A coalition of 17 attorneys general led by Massachusetts Attorney General Andrea Joy Campbell sent a letter urging Congressional leaders to safeguard the investments that the Inflation Reduction Act (IRA) has supported across the country. The AGs highlight the benefits of the IRA to states across the political spectrum in improving domestic energy security, decreasing energy costs, supporting manufacturing, modernizing infrastructure, creating well-paying jobs, and reducing pollution. The IRA has had a “catalytic impact,” according to a Rhodium Group report that details the significant private investment in clean technologies that have been encouraged by the IRA.
The AGs spotlight examples of communities experiencing these benefits. For example, a new battery factory near Atlanta, Georgia, will create 3,500 jobs, and a new battery manufacturing plant near Charleston, South Carolina, will create 1,500 jobs. In Pueblo, Colorado, the world’s largest manufacturing plant for wind turbine towers is expected to employ over 1,000 people by 2026. The city of Pueblo had previously only added 5,000 jobs since 2008. The AGs urged Congress to protect the incentives that are helping sustain projects in clean energy manufacturing and the accompanying energy security, reliability, and affordability.
The AGs also called for the protection of grant and loan programs under the IRA and the Bipartisan Infrastructure Law that are helping towns and cities across the nation boost their economies and repair critical infrastructure. For example, Alaska Native communities are using grants to build solar arrays and battery storage systems to be owned locally and put revenue back into the communities; these remote communities otherwise rely on standalone diesel generators for power. Communities in Mississippi and Georgia received funding to build community resilience hubs. Supported by microgrids, the hubs will provide emergency services, such as supplies, reliable drinking water, charging stations and refrigeration for medication. A solar-powered resilience center in Texas will serve as a cooling center during heat waves and power outages, and the project also includes planting over a thousand trees to provide shade for residents and reduce the heat island effect.
The AGs emphasize that most of the IRA’s benefits are yet to be seen, as businesses, organizations and state and local governments await grant funds. Similarly, businesses are already spending money towards the IRA’s goals while awaiting the finalization of loans promised to them.
“The promise of the Inflation Reduction Act is extraordinary. It supports an equitable transition to a clean-energy economy while driving historic reinvestments in the jobs and infrastructure on which our communities depend,” said Massachusetts Attorney General Andrea Joy Campbell. “I am proud to lead this coalition to urge Congress to recognize the significance of this law to all of our communities.”
The attorneys general of California, Colorado, Connecticut, Delaware, Hawaii, Illinois, Maine, Maryland, Minnesota, New Jersey, New Mexico, New York, North Carolina, Rhode Island, Vermont, and Wisconsin joined AG Campbell in sending today’s letter.

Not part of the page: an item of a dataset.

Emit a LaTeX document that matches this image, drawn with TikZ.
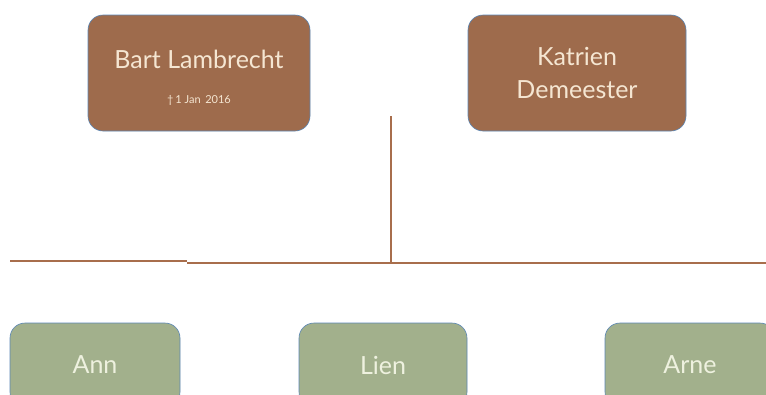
\documentclass[tikz,border=0pt]{standalone}
\usepackage{fontspec}
\setmainfont{Lato}
\usetikzlibrary{positioning,calc}
\definecolor{parentfill}{HTML}{9E6B4C}
\definecolor{childfill}{HTML}{A2B08C}
\definecolor{edgeblue}{HTML}{5A86B5}
\definecolor{linkbrown}{HTML}{A86E4C}
\definecolor{parenttext}{HTML}{F5E6D2}
\definecolor{childtext}{HTML}{EEF1DF}
\tikzset{
    parent/.style = {
        draw=edgeblue,
        fill=parentfill,
        shape=rectangle,
        rounded corners=15pt,
        minimum height=116pt,
        line width=0.6pt,
        text=parenttext,
        align=center,
        font=\fontsize{25}{33}\selectfont
    },
    child/.style = {
        draw=edgeblue,
        fill=childfill,
        shape=rectangle,
        rounded corners=15pt,
        minimum height=84pt,
        minimum width=170pt,
        line width=0.6pt,
        text=childtext,
        font=\fontsize{25}{30}\selectfont
    },
    link/.style = {
        draw=linkbrown,
        line width=2.6pt
    }
}

\begin{document}
\begin{tikzpicture}[x=1pt,y=-1pt]
        \useasboundingbox (0,0) rectangle (766,394);
        \node[parent, minimum width=222pt] (bart) at (199,73) {\rule{0pt}{27pt}Bart Lambrecht\\[2pt]{\fontsize{11}{12}\selectfont \textdagger\,1 Jan\, 2016}};
        \node[parent, minimum width=218pt] (katrien) at (577,73) {Katrien\\Demeester};
        \node[child] (ann) at (95,365) {Ann};
        \node[child, minimum width=168pt] (lien) at (383,365) {Lien};
        \node[child] (arne) at (690,365) {Arne};

        \coordinate (couple) at (391,116);
        \coordinate (fork) at (391,263);
        \coordinate (leftend) at (10,261);
        \coordinate (step) at (187,261);
        \coordinate (rightend) at (766,263);

        \path[link] (couple) -- (fork);
        \path[link] (leftend) -- (step);
        \path[link] (step |- fork) -- (rightend);
    \end{tikzpicture}
\end{document}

News item from the State Energy & Environmental Impact Center
“The AGs highlight the benefits of the IRA to states across the political spectrum in improving domestic energy security, decreasing energy costs, supporting manufacturing, modernizing infrastructure, creating well-paying jobs, and reducing pollution. ”
“…decreasing energy costs…”I’m seeing an almost ‘complete’ disconnect with the reality of the IOU electric Utility practice of operating as a “regulated monopoly” with [assured] rate of returns typically from 8% to 12% on all infrastructure constructed. The unspoken in this instance is some substantial interest paid back to financiers, be it a public bond offering or loan from a financial center to fund the project. Principle and interest will be part of the PURPA rate case for bundled electricity increases for years to come. Some analysis done by utilities and regulating agencies have pundits of energy costs from 45% to 65% and (maybe) more over a 10 year IRP period. So, the electric bill of $300/month today will cost $435/month to $495/month for the ‘same’ energy use by 2035. Does this sound like a decreasing energy cost to you?
For instance the Government SBA loans to start up businesses has a loan default rate of something like 1 in 6 businesses fail about 17.5%. Take the IRA and the hundreds of ‘billions’ of dollars and subtract 17.5%, then at least attempt to determine how this considered default rate effects ancillary businesses that supply the failed businesses and one has a little more clarity on the what the IRA will [really] DO for the economies leaning heavily on them.